Retype each line exactly. Skip images.
--- start of GIVEN MATERIAL ---
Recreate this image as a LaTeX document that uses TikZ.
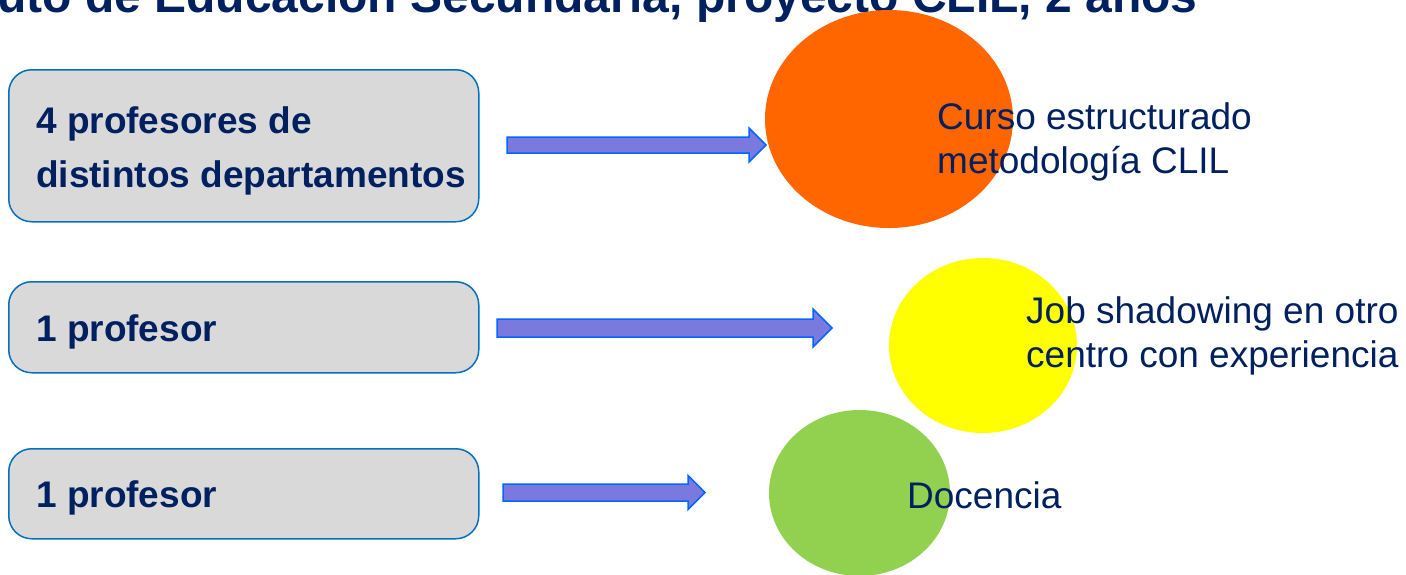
\documentclass[tikz,border=0pt]{standalone}
\usepackage{xcolor}
\usepackage{fontspec}
\setmainfont{Liberation Sans}
\usepackage{tikz}
\usetikzlibrary{calc, shapes.geometric}

\definecolor{navy}{RGB}{0,32,96}
\definecolor{boxgray}{RGB}{217,217,217}
\definecolor{boxline}{RGB}{0,112,192}
\definecolor{arrowfill}{RGB}{122,122,222}
\definecolor{arrowline}{RGB}{0,102,255}
\definecolor{circorange}{RGB}{255,102,0}
\definecolor{circyellow}{RGB}{255,255,0}
\definecolor{circgreen}{RGB}{146,208,80}

\tikzset{
  groupbox/.style={draw=boxline, line width=1.5pt, fill=boxgray, rounded corners=23pt, anchor=north west, inner sep=0pt},
  grouptext/.style={anchor=base west, inner sep=0pt, text=navy, align=left, font=\fontsize{37}{54}\selectfont\bfseries},
  actiontext/.style={anchor=base west, inner sep=0pt, text=navy, align=left, font=\fontsize{37}{44}\selectfont},
  blob/.style={ellipse, inner sep=0pt, draw=none},
  fatarrow/.style={draw=arrowline, line width=1.5pt, fill=arrowfill, line join=miter},
}

% block arrow: tail, tip, shaft half width, head half width, head length
\newcommand{\blockarrow}[5]{%
  \draw[fatarrow] ($(#1)+(0,-#3)$) -- ($(#2)+(-#5,-#3)$) -- ($(#2)+(-#5,-#4)$) -- (#2)
    -- ($(#2)+(-#5,#4)$) -- ($(#2)+(-#5,#3)$) -- ($(#1)+(0,#3)$) -- cycle;}

\begin{document}
\begin{tikzpicture}[x=1pt, y=-1pt]
\useasboundingbox (0,0) rectangle (1406,574);
\clip (0,0) rectangle (1406,574);

\node[anchor=base west, inner sep=0pt, text=navy, font=\fontsize{48}{48}\selectfont\bfseries] (title) at (-3,12) {uto de Educación Secundaria, proyecto CLIL, 2 años};

% left column
\node[groupbox, minimum width=470pt, minimum height=152pt] (cuatro) at (8,69) {};
\node[groupbox, minimum width=470pt, minimum height=91pt] (uno) at (8,281) {};
\node[groupbox, minimum width=470pt, minimum height=90pt] (otro) at (8,448) {};

% base anchor of a two-line node sits on its last line
\node[grouptext] (cuatrotxt) at (36,187) {4 profesores de\\distintos departamentos};
\node[grouptext] (unotxt) at (36,341) {1 profesor};
\node[grouptext] (otrotxt) at (36,507) {1 profesor};

% right column
\node[blob, fill=circorange, minimum width=248pt, minimum height=218pt] (curso) at (889,119) {};
\node[blob, fill=circyellow, minimum width=188pt, minimum height=175pt] (job) at (983,345.5) {};
\node[blob, fill=circgreen, minimum width=181pt, minimum height=166pt] (docencia) at (859.5,493) {};

\node[actiontext] (cursotxt) at (937,173) {Curso estructurado\\metodología CLIL};
\node[actiontext] (jobtxt) at (1026,367) {Job shadowing en otro\\centro con experiencia};
\node[actiontext] (docenciatxt) at (907,508) {Docencia};

% arrows
\coordinate (a1) at (507,145);
\coordinate (b1) at (766,145);
\coordinate (a2) at (497,328);
\coordinate (b2) at (832,328);
\coordinate (a3) at (503,492.5);
\coordinate (b3) at (705,492.5);
\blockarrow{a1}{b1}{8}{17}{17}
\blockarrow{a2}{b2}{9}{19}{19}
\blockarrow{a3}{b3}{8.5}{17}{17}
\end{tikzpicture}
\end{document}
--- end of GIVEN MATERIAL ---
▶ [RESULT OF THE EXERCISE]:
Recreate this image as a LaTeX document that uses TikZ.
\documentclass[tikz,border=0pt]{standalone}
\usepackage{xcolor}
\usepackage{fontspec}
\setmainfont{Liberation Sans}
\usepackage{tikz}
\usetikzlibrary{calc, shapes.geometric}

\definecolor{navy}{RGB}{0,32,96}
\definecolor{boxgray}{RGB}{217,217,217}
\definecolor{boxline}{RGB}{0,112,192}
\definecolor{arrowfill}{RGB}{122,122,222}
\definecolor{arrowline}{RGB}{0,102,255}
\definecolor{circorange}{RGB}{255,102,0}
\definecolor{circyellow}{RGB}{255,255,0}
\definecolor{circgreen}{RGB}{146,208,80}

\tikzset{
  groupbox/.style={draw=boxline, line width=1.5pt, fill=boxgray, rounded corners=23pt, anchor=north west, inner sep=0pt},
  grouptext/.style={anchor=base west, inner sep=0pt, text=navy, align=left, font=\fontsize{37}{54}\selectfont\bfseries},
  actiontext/.style={anchor=base west, inner sep=0pt, text=navy, align=left, font=\fontsize{37}{44}\selectfont},
  blob/.style={ellipse, inner sep=0pt, draw=none},
  fatarrow/.style={draw=arrowline, line width=1.5pt, fill=arrowfill, line join=miter},
}

% block arrow: tail, tip, shaft half width, head half width, head length
\newcommand{\blockarrow}[5]{%
  \draw[fatarrow] ($(#1)+(0,-#3)$) -- ($(#2)+(-#5,-#3)$) -- ($(#2)+(-#5,-#4)$) -- (#2)
    -- ($(#2)+(-#5,#4)$) -- ($(#2)+(-#5,#3)$) -- ($(#1)+(0,#3)$) -- cycle;}

\begin{document}
\begin{tikzpicture}[x=1pt, y=-1pt]
\useasboundingbox (0,0) rectangle (1406,574);
\clip (0,0) rectangle (1406,574);

\node[anchor=base west, inner sep=0pt, text=navy, font=\fontsize{48}{48}\selectfont\bfseries] (title) at (-3,12) {uto de Educación Secundaria, proyecto CLIL, 2 años};

% left column
\node[groupbox, minimum width=470pt, minimum height=152pt] (cuatro) at (8,69) {};
\node[groupbox, minimum width=470pt, minimum height=91pt] (uno) at (8,281) {};
\node[groupbox, minimum width=470pt, minimum height=90pt] (otro) at (8,448) {};

% base anchor of a two-line node sits on its last line
\node[grouptext] (cuatrotxt) at (36,187) {4 profesores de\\distintos departamentos};
\node[grouptext] (unotxt) at (36,341) {1 profesor};
\node[grouptext] (otrotxt) at (36,507) {1 profesor};

% right column
\node[blob, fill=circorange, minimum width=248pt, minimum height=218pt] (curso) at (889,119) {};
\node[blob, fill=circyellow, minimum width=188pt, minimum height=175pt] (job) at (983,345.5) {};
\node[blob, fill=circgreen, minimum width=181pt, minimum height=166pt] (docencia) at (859.5,493) {};

\node[actiontext] (cursotxt) at (937,173) {Curso estructurado\\metodología CLIL};
\node[actiontext] (jobtxt) at (1026,367) {Job shadowing en otro\\centro con experiencia};
\node[actiontext] (docenciatxt) at (907,508) {Docencia};

% arrows
\coordinate (a1) at (507,145);
\coordinate (b1) at (766,145);
\coordinate (a2) at (497,328);
\coordinate (b2) at (832,328);
\coordinate (a3) at (503,492.5);
\coordinate (b3) at (705,492.5);
\blockarrow{a1}{b1}{8}{17}{17}
\blockarrow{a2}{b2}{9}{19}{19}
\blockarrow{a3}{b3}{8.5}{17}{17}
\end{tikzpicture}
\end{document}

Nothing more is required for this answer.